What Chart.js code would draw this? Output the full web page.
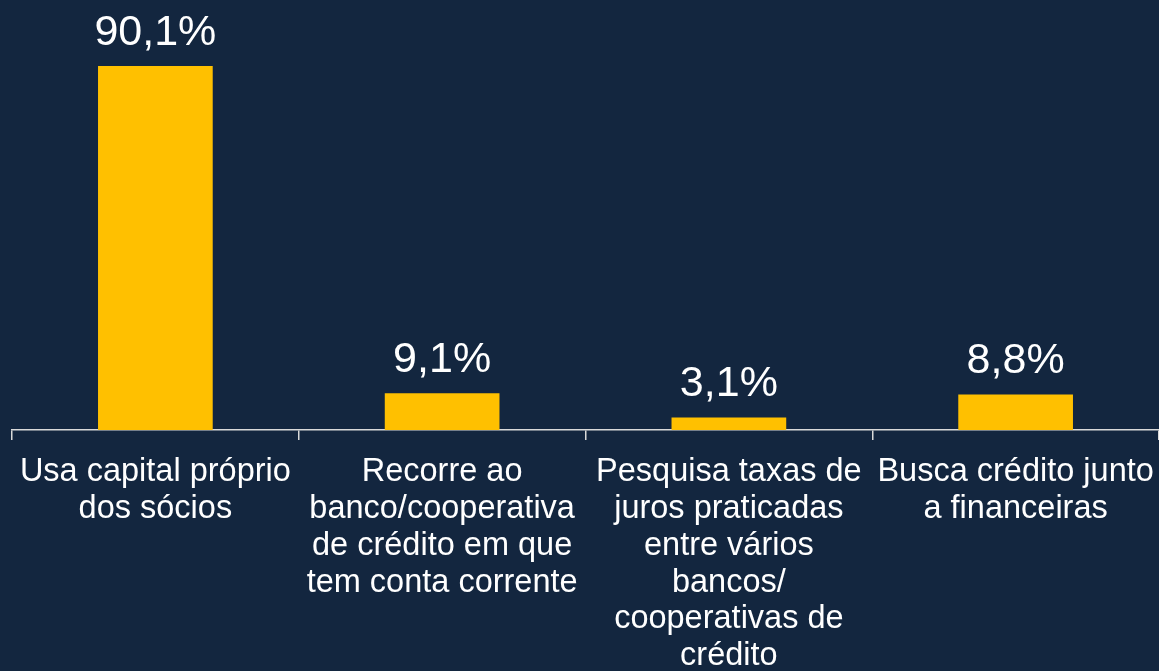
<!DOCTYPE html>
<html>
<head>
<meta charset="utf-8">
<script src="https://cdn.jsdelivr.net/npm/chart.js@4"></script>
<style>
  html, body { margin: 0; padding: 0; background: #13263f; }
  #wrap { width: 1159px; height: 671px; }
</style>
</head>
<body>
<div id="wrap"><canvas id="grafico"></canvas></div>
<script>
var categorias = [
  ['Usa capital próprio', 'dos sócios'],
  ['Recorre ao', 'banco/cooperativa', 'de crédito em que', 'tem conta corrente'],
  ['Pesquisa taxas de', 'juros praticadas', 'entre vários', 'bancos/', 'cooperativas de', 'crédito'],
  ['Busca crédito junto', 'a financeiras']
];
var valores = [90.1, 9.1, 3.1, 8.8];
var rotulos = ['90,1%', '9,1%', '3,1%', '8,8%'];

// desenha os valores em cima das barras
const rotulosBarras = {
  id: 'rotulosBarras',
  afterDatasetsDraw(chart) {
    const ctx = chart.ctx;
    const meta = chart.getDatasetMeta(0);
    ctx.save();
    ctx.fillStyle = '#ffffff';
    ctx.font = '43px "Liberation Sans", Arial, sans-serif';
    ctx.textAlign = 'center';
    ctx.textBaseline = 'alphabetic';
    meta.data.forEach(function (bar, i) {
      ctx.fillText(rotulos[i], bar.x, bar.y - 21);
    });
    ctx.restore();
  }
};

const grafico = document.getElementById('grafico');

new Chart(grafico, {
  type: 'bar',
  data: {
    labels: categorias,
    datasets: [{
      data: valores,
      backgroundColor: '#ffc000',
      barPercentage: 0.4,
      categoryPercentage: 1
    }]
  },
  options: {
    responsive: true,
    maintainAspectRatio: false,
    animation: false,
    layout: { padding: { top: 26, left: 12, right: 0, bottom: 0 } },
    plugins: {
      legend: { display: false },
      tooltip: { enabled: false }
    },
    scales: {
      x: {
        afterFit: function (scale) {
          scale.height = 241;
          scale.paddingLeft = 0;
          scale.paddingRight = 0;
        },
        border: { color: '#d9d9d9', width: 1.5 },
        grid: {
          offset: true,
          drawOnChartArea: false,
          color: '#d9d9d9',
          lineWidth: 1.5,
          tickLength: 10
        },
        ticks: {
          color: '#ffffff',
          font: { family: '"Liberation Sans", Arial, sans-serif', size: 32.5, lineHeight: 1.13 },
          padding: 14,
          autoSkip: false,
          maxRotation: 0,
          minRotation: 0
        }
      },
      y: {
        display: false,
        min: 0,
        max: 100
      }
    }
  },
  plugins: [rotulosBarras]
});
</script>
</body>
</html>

::::

# YOUR INSTRUCTIONS
Repeat the material above word for word and skip every image in it.

# IN RESPONSE
What Chart.js code would draw this? Output the full web page.
<!DOCTYPE html>
<html>
<head>
<meta charset="utf-8">
<script src="https://cdn.jsdelivr.net/npm/chart.js@4"></script>
<style>
  html, body { margin: 0; padding: 0; background: #13263f; }
  #wrap { width: 1159px; height: 671px; }
</style>
</head>
<body>
<div id="wrap"><canvas id="grafico"></canvas></div>
<script>
var categorias = [
  ['Usa capital próprio', 'dos sócios'],
  ['Recorre ao', 'banco/cooperativa', 'de crédito em que', 'tem conta corrente'],
  ['Pesquisa taxas de', 'juros praticadas', 'entre vários', 'bancos/', 'cooperativas de', 'crédito'],
  ['Busca crédito junto', 'a financeiras']
];
var valores = [90.1, 9.1, 3.1, 8.8];
var rotulos = ['90,1%', '9,1%', '3,1%', '8,8%'];

// desenha os valores em cima das barras
const rotulosBarras = {
  id: 'rotulosBarras',
  afterDatasetsDraw(chart) {
    const ctx = chart.ctx;
    const meta = chart.getDatasetMeta(0);
    ctx.save();
    ctx.fillStyle = '#ffffff';
    ctx.font = '43px "Liberation Sans", Arial, sans-serif';
    ctx.textAlign = 'center';
    ctx.textBaseline = 'alphabetic';
    meta.data.forEach(function (bar, i) {
      ctx.fillText(rotulos[i], bar.x, bar.y - 21);
    });
    ctx.restore();
  }
};

const grafico = document.getElementById('grafico');

new Chart(grafico, {
  type: 'bar',
  data: {
    labels: categorias,
    datasets: [{
      data: valores,
      backgroundColor: '#ffc000',
      barPercentage: 0.4,
      categoryPercentage: 1
    }]
  },
  options: {
    responsive: true,
    maintainAspectRatio: false,
    animation: false,
    layout: { padding: { top: 26, left: 12, right: 0, bottom: 0 } },
    plugins: {
      legend: { display: false },
      tooltip: { enabled: false }
    },
    scales: {
      x: {
        afterFit: function (scale) {
          scale.height = 241;
          scale.paddingLeft = 0;
          scale.paddingRight = 0;
        },
        border: { color: '#d9d9d9', width: 1.5 },
        grid: {
          offset: true,
          drawOnChartArea: false,
          color: '#d9d9d9',
          lineWidth: 1.5,
          tickLength: 10
        },
        ticks: {
          color: '#ffffff',
          font: { family: '"Liberation Sans", Arial, sans-serif', size: 32.5, lineHeight: 1.13 },
          padding: 14,
          autoSkip: false,
          maxRotation: 0,
          minRotation: 0
        }
      },
      y: {
        display: false,
        min: 0,
        max: 100
      }
    }
  },
  plugins: [rotulosBarras]
});
</script>
</body>
</html>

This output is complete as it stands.